Sicel · deity · pre Greek Sikel Sicani religion (Greco Roman attested) · deity

Chrysas, 'the golden river' (the modern Dittaino), was the god of the small Sikel town of Assorus (modern Assoro), which lay between Henna and Agyrium in the island's interior and appears among the Sikel communities of that region in Diodorus (14.78.7). Cicero, prosecuting Verres in 70 BCE, provides the fullest ancient notice of a Sicilian river-cult: 'Chrysas is the river that flows through the territory of the Assorini; among them he is held to be a god and is worshipped with the greatest reverence.

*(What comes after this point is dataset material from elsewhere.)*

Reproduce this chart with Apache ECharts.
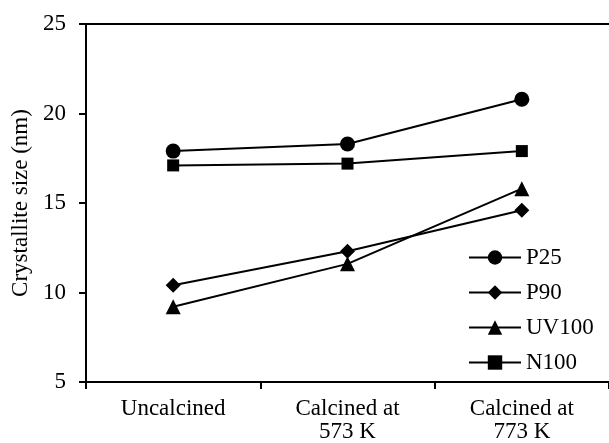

His shrine stands in the countryside beside the road from Assorus to Henna, and in it is an image of Chrysas himself, finely wrought in marble.' Because of the shrine's exceptional sanctity Verres did not dare demand the statue outright but sent his agents Tlepolemus and Hiero to break in by night; roused by the temple slaves' horn, the countryside gathered and drove the raiders off, and only a small bronze piece was carried away. The bronze coins of Assorus struck after 210 BCE show the river-god standing with amphora and cornucopiae, very likely copying the marble image; the cult of the local stream, Greek in dress but rooted in the town's indigenous devotion to its own waters, is a prime example of the persistence of pre-Greek Sicilian religion into the Roman period.